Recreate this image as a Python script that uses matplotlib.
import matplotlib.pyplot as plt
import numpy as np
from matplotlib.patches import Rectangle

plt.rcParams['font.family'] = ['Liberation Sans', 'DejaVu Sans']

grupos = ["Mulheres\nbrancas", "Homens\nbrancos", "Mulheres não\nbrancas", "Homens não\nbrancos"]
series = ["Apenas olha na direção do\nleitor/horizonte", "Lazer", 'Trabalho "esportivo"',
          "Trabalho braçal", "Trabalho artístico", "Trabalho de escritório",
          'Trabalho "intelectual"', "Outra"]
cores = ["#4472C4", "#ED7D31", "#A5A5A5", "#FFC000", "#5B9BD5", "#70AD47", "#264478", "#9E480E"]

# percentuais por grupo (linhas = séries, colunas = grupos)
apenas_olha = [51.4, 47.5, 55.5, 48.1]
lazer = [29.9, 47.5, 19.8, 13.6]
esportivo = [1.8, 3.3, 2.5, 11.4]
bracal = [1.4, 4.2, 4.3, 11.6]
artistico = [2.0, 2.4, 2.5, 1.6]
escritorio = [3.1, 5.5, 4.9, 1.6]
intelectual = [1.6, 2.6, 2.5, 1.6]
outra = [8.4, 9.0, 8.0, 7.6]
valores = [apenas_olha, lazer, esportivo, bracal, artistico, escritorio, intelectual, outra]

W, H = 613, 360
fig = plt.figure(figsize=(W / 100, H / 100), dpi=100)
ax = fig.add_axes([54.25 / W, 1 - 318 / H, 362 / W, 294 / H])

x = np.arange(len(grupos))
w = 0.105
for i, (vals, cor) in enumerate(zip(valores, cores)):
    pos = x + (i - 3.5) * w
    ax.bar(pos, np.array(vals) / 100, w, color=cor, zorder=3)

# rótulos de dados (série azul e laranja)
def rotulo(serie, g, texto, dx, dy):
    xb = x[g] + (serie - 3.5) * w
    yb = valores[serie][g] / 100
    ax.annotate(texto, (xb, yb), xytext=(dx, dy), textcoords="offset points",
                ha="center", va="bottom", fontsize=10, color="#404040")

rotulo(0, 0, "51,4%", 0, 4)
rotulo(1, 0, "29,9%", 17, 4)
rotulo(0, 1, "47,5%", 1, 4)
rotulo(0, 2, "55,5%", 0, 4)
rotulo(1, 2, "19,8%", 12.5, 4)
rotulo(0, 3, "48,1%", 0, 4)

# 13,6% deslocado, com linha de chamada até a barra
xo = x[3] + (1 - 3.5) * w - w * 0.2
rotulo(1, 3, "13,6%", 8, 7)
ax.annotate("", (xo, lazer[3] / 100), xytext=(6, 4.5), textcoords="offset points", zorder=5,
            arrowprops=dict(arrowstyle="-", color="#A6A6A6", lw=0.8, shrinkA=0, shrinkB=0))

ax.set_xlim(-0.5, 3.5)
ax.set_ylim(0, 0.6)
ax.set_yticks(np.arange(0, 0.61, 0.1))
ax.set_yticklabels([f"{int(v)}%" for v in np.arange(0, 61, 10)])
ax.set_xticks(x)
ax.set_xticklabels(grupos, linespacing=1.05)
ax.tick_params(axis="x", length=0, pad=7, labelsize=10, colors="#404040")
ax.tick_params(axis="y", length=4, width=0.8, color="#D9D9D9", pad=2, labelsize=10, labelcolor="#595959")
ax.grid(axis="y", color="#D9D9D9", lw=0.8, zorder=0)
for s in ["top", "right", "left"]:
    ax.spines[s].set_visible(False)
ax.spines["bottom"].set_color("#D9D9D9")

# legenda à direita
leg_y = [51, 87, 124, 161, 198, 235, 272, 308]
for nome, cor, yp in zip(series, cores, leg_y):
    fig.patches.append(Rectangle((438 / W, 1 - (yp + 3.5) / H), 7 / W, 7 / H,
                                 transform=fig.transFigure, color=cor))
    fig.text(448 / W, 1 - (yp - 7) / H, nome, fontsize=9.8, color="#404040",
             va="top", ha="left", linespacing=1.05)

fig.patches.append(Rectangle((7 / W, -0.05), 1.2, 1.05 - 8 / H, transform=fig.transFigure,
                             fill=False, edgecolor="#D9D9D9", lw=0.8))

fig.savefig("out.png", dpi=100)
==*==
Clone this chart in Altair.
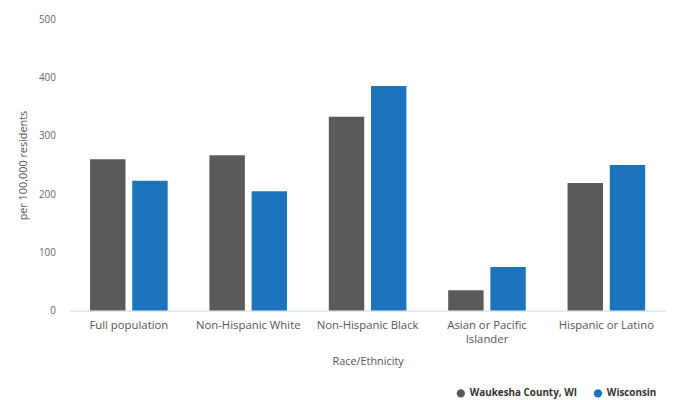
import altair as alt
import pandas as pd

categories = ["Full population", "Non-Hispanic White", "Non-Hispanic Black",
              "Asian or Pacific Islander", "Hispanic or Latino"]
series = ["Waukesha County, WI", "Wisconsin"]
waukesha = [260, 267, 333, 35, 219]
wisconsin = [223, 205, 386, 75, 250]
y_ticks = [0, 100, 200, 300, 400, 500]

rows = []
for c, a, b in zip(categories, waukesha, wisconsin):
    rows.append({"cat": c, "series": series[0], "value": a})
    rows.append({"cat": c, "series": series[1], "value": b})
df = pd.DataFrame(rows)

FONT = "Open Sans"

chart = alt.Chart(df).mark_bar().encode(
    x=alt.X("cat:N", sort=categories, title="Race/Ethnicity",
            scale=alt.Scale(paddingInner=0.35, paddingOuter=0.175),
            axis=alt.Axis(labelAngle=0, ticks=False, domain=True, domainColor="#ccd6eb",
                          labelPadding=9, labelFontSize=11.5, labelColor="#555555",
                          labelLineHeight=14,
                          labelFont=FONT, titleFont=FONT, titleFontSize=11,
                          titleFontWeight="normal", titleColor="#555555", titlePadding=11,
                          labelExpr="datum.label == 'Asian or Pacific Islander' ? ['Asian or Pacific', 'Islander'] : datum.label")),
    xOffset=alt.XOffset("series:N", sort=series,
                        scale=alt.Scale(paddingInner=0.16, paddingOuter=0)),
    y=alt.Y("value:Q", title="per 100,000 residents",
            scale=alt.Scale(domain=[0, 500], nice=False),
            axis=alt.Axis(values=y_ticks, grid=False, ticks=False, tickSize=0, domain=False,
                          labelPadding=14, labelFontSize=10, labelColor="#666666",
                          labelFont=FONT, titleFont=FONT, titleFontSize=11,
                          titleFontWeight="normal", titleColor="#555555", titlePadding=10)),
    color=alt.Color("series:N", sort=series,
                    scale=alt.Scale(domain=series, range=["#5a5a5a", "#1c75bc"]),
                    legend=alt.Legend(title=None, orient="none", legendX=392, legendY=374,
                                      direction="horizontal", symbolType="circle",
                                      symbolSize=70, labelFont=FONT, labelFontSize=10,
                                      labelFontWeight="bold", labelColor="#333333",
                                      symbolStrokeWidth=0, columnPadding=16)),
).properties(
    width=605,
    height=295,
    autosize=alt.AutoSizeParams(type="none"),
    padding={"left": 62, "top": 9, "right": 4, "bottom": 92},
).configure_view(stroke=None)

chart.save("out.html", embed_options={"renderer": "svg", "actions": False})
==*==
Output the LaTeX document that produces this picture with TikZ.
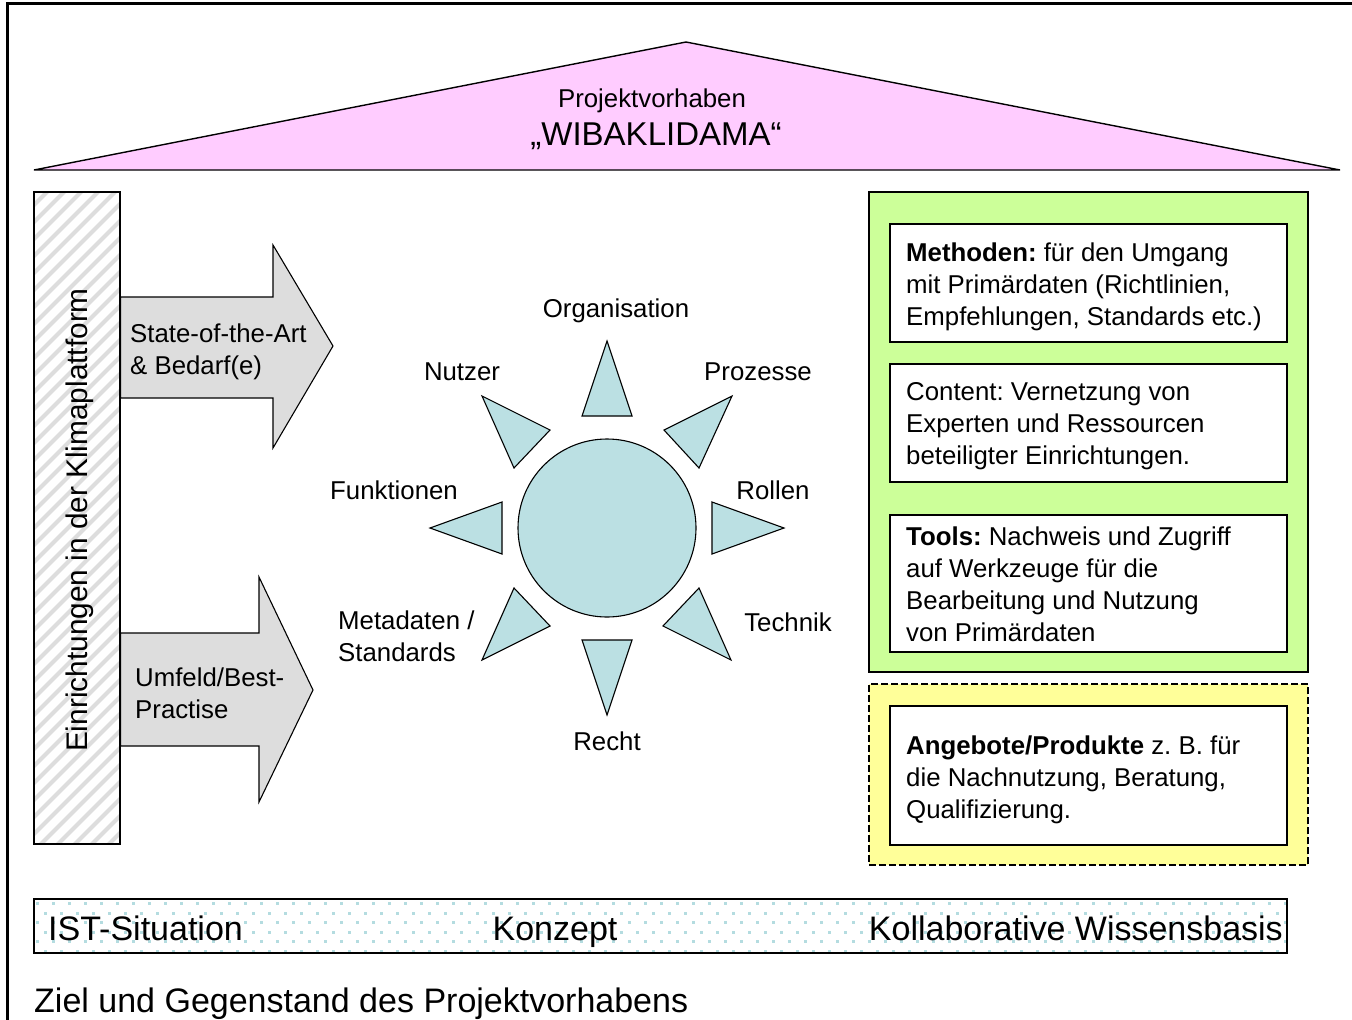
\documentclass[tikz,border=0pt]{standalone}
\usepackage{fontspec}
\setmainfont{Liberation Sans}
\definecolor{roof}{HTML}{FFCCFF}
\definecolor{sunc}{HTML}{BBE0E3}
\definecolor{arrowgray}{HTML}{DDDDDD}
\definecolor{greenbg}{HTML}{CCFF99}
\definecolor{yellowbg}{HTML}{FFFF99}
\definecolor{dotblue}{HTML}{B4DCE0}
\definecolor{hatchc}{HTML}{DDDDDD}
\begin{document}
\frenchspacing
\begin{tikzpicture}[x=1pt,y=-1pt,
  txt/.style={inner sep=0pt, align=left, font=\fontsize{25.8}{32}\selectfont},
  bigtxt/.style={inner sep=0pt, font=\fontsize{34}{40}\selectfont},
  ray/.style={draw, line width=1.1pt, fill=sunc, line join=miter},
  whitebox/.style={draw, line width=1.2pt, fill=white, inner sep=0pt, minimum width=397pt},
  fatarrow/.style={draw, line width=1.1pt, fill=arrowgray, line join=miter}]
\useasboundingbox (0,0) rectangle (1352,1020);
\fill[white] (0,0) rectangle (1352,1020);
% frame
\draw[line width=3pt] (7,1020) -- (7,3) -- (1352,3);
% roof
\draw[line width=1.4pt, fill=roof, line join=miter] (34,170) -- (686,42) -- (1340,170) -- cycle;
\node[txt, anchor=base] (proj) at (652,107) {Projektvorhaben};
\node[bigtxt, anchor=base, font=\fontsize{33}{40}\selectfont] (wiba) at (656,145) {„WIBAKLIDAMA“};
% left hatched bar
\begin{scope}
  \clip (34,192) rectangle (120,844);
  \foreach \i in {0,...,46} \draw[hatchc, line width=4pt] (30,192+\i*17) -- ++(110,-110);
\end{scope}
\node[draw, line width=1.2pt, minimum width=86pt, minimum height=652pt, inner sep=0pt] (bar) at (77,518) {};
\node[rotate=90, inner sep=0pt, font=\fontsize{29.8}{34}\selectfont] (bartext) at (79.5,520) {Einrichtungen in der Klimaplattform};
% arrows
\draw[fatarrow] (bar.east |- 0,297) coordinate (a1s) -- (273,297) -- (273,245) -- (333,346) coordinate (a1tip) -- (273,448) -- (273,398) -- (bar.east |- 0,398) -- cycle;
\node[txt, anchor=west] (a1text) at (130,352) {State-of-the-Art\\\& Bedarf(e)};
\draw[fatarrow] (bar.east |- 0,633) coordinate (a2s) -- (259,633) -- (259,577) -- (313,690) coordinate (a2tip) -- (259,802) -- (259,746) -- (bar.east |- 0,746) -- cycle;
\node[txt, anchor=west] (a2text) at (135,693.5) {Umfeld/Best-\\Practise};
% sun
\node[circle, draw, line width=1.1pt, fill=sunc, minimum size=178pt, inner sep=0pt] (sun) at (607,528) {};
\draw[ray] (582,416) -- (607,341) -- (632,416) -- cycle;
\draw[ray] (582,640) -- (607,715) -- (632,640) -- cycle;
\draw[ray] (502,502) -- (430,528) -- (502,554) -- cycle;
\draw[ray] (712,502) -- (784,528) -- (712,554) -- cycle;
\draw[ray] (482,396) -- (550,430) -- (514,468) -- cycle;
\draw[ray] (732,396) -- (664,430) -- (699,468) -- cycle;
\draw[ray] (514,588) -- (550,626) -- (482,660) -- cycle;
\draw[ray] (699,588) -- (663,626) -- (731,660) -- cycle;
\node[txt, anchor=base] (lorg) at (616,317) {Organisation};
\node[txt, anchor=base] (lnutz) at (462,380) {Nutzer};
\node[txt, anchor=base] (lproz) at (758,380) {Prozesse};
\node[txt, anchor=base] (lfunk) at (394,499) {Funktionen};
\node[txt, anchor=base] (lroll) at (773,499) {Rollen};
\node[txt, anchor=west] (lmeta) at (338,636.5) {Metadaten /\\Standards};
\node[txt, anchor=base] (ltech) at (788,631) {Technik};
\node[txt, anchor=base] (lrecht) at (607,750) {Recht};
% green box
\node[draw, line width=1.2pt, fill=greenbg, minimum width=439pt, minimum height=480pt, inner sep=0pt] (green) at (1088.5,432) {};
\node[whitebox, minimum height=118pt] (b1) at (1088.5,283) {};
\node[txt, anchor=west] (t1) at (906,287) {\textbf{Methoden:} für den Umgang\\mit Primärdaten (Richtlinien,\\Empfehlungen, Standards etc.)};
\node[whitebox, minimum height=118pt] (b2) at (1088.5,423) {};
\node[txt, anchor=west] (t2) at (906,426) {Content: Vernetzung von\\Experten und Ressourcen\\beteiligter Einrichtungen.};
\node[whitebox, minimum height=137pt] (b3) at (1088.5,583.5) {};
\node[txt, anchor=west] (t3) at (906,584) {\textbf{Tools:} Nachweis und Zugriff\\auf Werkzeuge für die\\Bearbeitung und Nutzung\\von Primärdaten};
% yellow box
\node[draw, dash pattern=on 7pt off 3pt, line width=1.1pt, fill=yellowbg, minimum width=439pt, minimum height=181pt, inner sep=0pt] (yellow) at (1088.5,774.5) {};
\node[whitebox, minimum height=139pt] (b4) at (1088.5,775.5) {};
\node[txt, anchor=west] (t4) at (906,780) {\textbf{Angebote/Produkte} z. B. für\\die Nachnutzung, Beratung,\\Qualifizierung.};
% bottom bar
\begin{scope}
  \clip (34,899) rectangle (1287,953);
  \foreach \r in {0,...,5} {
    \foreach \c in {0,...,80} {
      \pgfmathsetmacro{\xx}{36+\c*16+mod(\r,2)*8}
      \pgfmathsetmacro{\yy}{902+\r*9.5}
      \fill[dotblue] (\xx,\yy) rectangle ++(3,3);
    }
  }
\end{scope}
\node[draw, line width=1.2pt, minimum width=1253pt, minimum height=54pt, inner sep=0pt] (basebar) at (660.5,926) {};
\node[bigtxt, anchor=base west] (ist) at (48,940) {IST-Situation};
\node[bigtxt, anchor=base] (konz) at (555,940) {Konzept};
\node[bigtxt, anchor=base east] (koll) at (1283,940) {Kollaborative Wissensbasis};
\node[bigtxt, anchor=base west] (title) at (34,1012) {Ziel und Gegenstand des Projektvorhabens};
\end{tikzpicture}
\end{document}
==*==
> [Task description]:
The lines above from the one containing "Recreate this image" through the one containing "plt.rcParams['font.family'] = ['Liberation" are to be set down exactly, and no others.

> [Final result]:
Recreate this image as a Python script that uses matplotlib.
import matplotlib.pyplot as plt
import numpy as np
from matplotlib.patches import Rectangle

plt.rcParams['font.family'] = ['Liberation Sans', 'DejaVu Sans']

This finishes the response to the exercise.